* Begin *

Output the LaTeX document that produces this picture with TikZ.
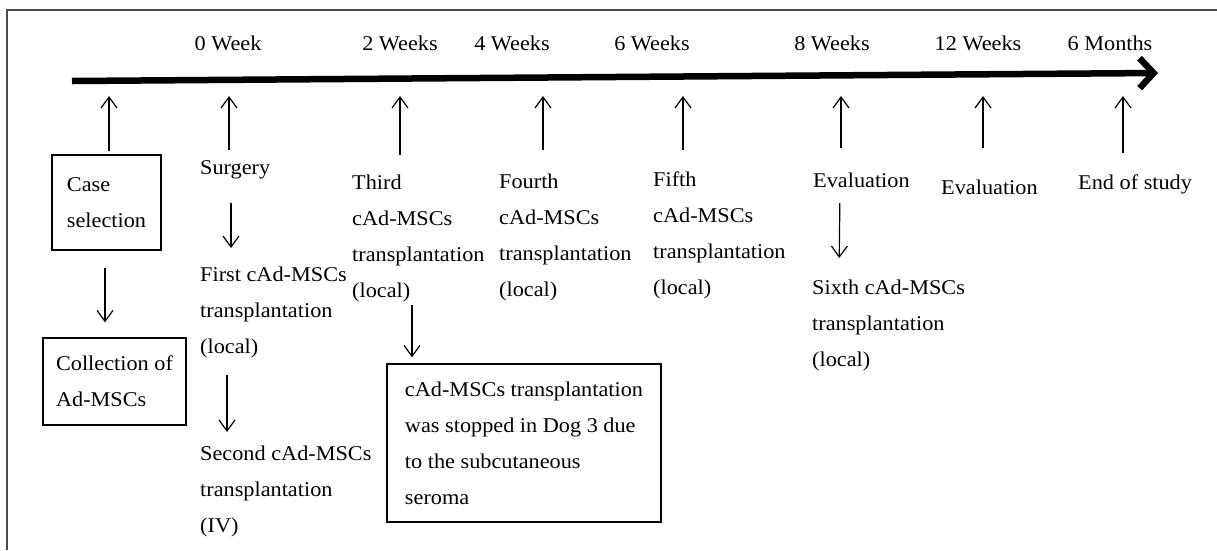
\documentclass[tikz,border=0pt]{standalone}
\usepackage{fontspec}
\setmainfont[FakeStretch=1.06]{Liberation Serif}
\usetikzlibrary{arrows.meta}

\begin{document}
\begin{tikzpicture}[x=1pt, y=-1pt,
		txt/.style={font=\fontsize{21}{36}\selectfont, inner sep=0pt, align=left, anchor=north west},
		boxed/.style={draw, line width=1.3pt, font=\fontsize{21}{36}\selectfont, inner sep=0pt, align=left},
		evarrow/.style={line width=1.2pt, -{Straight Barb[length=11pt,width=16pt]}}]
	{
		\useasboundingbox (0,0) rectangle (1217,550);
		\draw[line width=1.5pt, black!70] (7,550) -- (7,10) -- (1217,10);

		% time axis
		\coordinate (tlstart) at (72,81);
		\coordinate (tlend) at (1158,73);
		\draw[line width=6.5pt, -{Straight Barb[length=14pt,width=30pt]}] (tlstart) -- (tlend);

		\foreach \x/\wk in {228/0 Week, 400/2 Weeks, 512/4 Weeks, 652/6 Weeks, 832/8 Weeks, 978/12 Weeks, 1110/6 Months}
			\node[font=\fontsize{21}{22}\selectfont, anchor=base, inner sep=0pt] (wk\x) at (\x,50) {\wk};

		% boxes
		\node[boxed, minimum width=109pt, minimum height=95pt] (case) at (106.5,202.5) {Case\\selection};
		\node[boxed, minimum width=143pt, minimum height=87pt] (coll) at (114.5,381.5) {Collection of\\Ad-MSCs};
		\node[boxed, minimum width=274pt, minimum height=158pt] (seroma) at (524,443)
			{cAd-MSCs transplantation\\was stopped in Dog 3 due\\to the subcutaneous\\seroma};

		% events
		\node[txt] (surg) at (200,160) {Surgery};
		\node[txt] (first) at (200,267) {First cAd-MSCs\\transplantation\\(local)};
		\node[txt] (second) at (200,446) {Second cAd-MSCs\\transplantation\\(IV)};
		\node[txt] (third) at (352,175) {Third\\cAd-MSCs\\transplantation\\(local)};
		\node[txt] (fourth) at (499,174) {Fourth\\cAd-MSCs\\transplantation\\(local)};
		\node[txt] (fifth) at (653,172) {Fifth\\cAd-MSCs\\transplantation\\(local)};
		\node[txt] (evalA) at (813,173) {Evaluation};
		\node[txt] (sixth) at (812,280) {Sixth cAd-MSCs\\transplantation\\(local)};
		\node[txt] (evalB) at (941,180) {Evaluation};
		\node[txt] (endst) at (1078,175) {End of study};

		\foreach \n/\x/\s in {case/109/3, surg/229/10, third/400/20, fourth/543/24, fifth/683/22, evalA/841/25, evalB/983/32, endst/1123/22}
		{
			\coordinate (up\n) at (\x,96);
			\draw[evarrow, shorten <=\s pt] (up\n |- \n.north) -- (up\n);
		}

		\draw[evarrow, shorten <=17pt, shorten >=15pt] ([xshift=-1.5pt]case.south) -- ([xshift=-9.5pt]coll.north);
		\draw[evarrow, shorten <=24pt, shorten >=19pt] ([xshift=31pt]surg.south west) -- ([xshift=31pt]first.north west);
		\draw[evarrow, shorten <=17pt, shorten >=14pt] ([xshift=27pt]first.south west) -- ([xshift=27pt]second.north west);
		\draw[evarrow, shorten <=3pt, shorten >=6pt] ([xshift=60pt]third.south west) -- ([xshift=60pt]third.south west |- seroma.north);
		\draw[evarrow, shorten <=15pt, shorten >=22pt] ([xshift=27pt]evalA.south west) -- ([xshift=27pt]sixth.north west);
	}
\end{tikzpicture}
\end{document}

* End *

■ Work required ■
Copy out each line exactly, without the pictures.

■ Answer for this exercise ■
Output the LaTeX document that produces this picture with TikZ.
\documentclass[tikz,border=0pt]{standalone}
\usepackage{fontspec}
\setmainfont[FakeStretch=1.06]{Liberation Serif}
\usetikzlibrary{arrows.meta}

\begin{document}
\begin{tikzpicture}[x=1pt, y=-1pt,
		txt/.style={font=\fontsize{21}{36}\selectfont, inner sep=0pt, align=left, anchor=north west},
		boxed/.style={draw, line width=1.3pt, font=\fontsize{21}{36}\selectfont, inner sep=0pt, align=left},
		evarrow/.style={line width=1.2pt, -{Straight Barb[length=11pt,width=16pt]}}]
	{
		\useasboundingbox (0,0) rectangle (1217,550);
		\draw[line width=1.5pt, black!70] (7,550) -- (7,10) -- (1217,10);

		% time axis
		\coordinate (tlstart) at (72,81);
		\coordinate (tlend) at (1158,73);
		\draw[line width=6.5pt, -{Straight Barb[length=14pt,width=30pt]}] (tlstart) -- (tlend);

		\foreach \x/\wk in {228/0 Week, 400/2 Weeks, 512/4 Weeks, 652/6 Weeks, 832/8 Weeks, 978/12 Weeks, 1110/6 Months}
			\node[font=\fontsize{21}{22}\selectfont, anchor=base, inner sep=0pt] (wk\x) at (\x,50) {\wk};

		% boxes
		\node[boxed, minimum width=109pt, minimum height=95pt] (case) at (106.5,202.5) {Case\\selection};
		\node[boxed, minimum width=143pt, minimum height=87pt] (coll) at (114.5,381.5) {Collection of\\Ad-MSCs};
		\node[boxed, minimum width=274pt, minimum height=158pt] (seroma) at (524,443)
			{cAd-MSCs transplantation\\was stopped in Dog 3 due\\to the subcutaneous\\seroma};

		% events
		\node[txt] (surg) at (200,160) {Surgery};
		\node[txt] (first) at (200,267) {First cAd-MSCs\\transplantation\\(local)};
		\node[txt] (second) at (200,446) {Second cAd-MSCs\\transplantation\\(IV)};
		\node[txt] (third) at (352,175) {Third\\cAd-MSCs\\transplantation\\(local)};
		\node[txt] (fourth) at (499,174) {Fourth\\cAd-MSCs\\transplantation\\(local)};
		\node[txt] (fifth) at (653,172) {Fifth\\cAd-MSCs\\transplantation\\(local)};
		\node[txt] (evalA) at (813,173) {Evaluation};
		\node[txt] (sixth) at (812,280) {Sixth cAd-MSCs\\transplantation\\(local)};
		\node[txt] (evalB) at (941,180) {Evaluation};
		\node[txt] (endst) at (1078,175) {End of study};

		\foreach \n/\x/\s in {case/109/3, surg/229/10, third/400/20, fourth/543/24, fifth/683/22, evalA/841/25, evalB/983/32, endst/1123/22}
		{
			\coordinate (up\n) at (\x,96);
			\draw[evarrow, shorten <=\s pt] (up\n |- \n.north) -- (up\n);
		}

		\draw[evarrow, shorten <=17pt, shorten >=15pt] ([xshift=-1.5pt]case.south) -- ([xshift=-9.5pt]coll.north);
		\draw[evarrow, shorten <=24pt, shorten >=19pt] ([xshift=31pt]surg.south west) -- ([xshift=31pt]first.north west);
		\draw[evarrow, shorten <=17pt, shorten >=14pt] ([xshift=27pt]first.south west) -- ([xshift=27pt]second.north west);
		\draw[evarrow, shorten <=3pt, shorten >=6pt] ([xshift=60pt]third.south west) -- ([xshift=60pt]third.south west |- seroma.north);
		\draw[evarrow, shorten <=15pt, shorten >=22pt] ([xshift=27pt]evalA.south west) -- ([xshift=27pt]sixth.north west);
	}
\end{tikzpicture}
\end{document}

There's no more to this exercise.